Recorded data -
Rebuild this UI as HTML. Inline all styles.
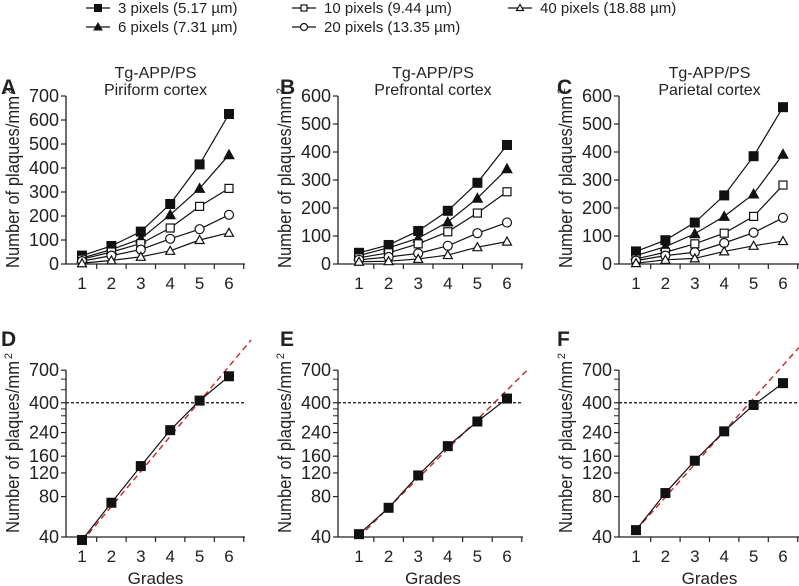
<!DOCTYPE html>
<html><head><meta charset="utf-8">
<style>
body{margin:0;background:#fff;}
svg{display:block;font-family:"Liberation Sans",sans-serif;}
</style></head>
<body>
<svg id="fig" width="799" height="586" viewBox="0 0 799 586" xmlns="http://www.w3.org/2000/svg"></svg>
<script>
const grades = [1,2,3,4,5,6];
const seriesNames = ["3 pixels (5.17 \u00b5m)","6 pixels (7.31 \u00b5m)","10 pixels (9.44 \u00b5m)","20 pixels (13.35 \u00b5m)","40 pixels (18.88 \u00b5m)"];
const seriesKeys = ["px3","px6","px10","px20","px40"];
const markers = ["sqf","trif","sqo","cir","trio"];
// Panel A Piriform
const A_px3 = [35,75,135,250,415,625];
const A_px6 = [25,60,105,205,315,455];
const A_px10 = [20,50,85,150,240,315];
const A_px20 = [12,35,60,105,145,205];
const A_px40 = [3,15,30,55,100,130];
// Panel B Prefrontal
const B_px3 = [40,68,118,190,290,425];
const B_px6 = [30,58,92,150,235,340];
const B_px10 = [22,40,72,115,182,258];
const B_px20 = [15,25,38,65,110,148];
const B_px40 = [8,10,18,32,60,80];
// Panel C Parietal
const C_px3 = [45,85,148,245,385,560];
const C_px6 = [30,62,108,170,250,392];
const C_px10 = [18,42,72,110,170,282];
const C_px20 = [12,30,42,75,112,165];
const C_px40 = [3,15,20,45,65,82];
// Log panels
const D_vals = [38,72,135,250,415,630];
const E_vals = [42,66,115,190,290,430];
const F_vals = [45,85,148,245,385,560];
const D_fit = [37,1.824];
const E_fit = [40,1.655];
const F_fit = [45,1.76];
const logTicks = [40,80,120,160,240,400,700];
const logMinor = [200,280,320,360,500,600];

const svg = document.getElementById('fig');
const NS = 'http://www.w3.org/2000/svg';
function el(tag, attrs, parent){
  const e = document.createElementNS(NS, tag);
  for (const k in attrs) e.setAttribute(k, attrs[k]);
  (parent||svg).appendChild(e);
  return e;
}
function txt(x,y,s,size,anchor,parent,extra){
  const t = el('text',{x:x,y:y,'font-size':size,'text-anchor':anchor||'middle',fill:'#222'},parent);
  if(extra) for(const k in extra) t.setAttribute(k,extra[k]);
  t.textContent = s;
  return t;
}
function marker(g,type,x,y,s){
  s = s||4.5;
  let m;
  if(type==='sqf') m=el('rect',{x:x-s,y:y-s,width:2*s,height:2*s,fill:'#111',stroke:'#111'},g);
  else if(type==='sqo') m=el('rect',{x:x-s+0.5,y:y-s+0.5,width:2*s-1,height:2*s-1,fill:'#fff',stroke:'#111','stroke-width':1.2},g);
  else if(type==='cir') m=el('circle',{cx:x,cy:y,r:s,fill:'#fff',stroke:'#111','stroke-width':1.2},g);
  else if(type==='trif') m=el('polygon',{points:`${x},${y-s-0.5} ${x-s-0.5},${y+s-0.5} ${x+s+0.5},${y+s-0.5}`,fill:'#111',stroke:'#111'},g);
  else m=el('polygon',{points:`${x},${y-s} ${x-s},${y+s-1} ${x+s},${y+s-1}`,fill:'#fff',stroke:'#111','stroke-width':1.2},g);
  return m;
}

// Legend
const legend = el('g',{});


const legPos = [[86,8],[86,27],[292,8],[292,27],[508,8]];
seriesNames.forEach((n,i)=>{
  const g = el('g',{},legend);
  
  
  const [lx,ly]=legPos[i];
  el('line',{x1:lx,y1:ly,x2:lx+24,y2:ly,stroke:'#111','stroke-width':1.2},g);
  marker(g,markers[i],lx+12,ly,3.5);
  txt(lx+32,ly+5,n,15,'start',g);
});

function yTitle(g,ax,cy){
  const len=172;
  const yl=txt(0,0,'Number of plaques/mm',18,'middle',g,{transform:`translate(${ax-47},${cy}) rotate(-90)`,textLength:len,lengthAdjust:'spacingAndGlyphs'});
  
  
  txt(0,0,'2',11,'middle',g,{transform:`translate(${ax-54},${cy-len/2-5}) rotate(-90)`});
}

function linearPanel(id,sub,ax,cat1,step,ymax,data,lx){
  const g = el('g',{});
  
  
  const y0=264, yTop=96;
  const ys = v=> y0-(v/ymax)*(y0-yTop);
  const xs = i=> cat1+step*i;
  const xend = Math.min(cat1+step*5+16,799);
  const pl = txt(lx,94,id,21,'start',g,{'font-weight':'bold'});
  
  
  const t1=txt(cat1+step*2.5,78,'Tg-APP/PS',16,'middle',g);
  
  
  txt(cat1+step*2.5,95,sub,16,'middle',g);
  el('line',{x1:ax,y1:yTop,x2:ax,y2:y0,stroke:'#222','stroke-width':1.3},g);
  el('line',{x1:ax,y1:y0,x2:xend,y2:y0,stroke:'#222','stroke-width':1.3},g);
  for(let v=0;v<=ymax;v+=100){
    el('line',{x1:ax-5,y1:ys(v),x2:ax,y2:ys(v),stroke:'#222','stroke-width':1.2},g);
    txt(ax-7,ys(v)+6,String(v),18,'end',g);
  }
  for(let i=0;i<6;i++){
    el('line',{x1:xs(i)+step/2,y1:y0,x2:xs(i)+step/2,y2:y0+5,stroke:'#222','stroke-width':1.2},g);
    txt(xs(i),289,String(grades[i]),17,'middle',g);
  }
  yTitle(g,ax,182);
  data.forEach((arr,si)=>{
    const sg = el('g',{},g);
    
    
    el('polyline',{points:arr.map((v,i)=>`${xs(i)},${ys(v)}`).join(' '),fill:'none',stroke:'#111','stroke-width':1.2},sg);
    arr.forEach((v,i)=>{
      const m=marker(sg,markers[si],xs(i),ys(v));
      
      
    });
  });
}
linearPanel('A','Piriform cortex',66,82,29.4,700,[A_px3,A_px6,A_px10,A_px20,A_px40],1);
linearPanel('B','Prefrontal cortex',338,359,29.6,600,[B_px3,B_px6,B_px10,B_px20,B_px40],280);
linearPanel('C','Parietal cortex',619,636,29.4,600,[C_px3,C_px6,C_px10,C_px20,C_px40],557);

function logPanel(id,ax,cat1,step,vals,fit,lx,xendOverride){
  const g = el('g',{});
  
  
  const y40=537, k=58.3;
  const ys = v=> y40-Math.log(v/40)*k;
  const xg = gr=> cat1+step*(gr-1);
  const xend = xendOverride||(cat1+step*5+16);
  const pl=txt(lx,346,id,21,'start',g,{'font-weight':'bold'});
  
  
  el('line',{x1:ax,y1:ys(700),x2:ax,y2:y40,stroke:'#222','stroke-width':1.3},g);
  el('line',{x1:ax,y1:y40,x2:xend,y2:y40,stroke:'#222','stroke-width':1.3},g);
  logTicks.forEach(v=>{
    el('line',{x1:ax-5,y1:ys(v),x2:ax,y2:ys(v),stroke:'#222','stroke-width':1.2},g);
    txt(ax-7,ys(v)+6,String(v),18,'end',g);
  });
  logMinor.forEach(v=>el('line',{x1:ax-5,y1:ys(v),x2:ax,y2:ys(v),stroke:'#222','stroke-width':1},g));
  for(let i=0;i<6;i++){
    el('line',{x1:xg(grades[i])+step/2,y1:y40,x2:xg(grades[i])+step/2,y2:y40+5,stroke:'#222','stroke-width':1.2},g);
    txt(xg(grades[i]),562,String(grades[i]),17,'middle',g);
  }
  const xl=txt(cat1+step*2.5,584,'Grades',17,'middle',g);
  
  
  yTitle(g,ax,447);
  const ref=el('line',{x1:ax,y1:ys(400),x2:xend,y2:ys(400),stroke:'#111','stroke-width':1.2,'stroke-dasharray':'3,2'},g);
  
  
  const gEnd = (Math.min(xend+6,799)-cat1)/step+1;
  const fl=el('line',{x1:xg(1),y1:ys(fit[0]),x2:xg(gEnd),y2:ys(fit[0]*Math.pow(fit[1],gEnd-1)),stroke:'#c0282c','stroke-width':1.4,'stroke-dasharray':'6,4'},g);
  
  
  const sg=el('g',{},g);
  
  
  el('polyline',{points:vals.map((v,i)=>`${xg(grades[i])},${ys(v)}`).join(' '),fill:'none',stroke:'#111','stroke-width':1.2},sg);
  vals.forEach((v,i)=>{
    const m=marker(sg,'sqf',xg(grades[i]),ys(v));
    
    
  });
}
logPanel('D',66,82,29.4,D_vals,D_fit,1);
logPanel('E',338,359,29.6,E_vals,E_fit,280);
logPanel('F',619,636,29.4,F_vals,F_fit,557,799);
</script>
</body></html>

Brief -
Please repeat exactly the data above from its first line to the line that contains "const logMinor = [200,280,320,360,500,600];", inclusive, and leave every picture out.

Correct response -
Rebuild this UI as HTML. Inline all styles.
<!DOCTYPE html>
<html><head><meta charset="utf-8">
<style>
body{margin:0;background:#fff;}
svg{display:block;font-family:"Liberation Sans",sans-serif;}
</style></head>
<body>
<svg id="fig" width="799" height="586" viewBox="0 0 799 586" xmlns="http://www.w3.org/2000/svg"></svg>
<script>
const grades = [1,2,3,4,5,6];
const seriesNames = ["3 pixels (5.17 \u00b5m)","6 pixels (7.31 \u00b5m)","10 pixels (9.44 \u00b5m)","20 pixels (13.35 \u00b5m)","40 pixels (18.88 \u00b5m)"];
const seriesKeys = ["px3","px6","px10","px20","px40"];
const markers = ["sqf","trif","sqo","cir","trio"];
// Panel A Piriform
const A_px3 = [35,75,135,250,415,625];
const A_px6 = [25,60,105,205,315,455];
const A_px10 = [20,50,85,150,240,315];
const A_px20 = [12,35,60,105,145,205];
const A_px40 = [3,15,30,55,100,130];
// Panel B Prefrontal
const B_px3 = [40,68,118,190,290,425];
const B_px6 = [30,58,92,150,235,340];
const B_px10 = [22,40,72,115,182,258];
const B_px20 = [15,25,38,65,110,148];
const B_px40 = [8,10,18,32,60,80];
// Panel C Parietal
const C_px3 = [45,85,148,245,385,560];
const C_px6 = [30,62,108,170,250,392];
const C_px10 = [18,42,72,110,170,282];
const C_px20 = [12,30,42,75,112,165];
const C_px40 = [3,15,20,45,65,82];
// Log panels
const D_vals = [38,72,135,250,415,630];
const E_vals = [42,66,115,190,290,430];
const F_vals = [45,85,148,245,385,560];
const D_fit = [37,1.824];
const E_fit = [40,1.655];
const F_fit = [45,1.76];
const logTicks = [40,80,120,160,240,400,700];
const logMinor = [200,280,320,360,500,600];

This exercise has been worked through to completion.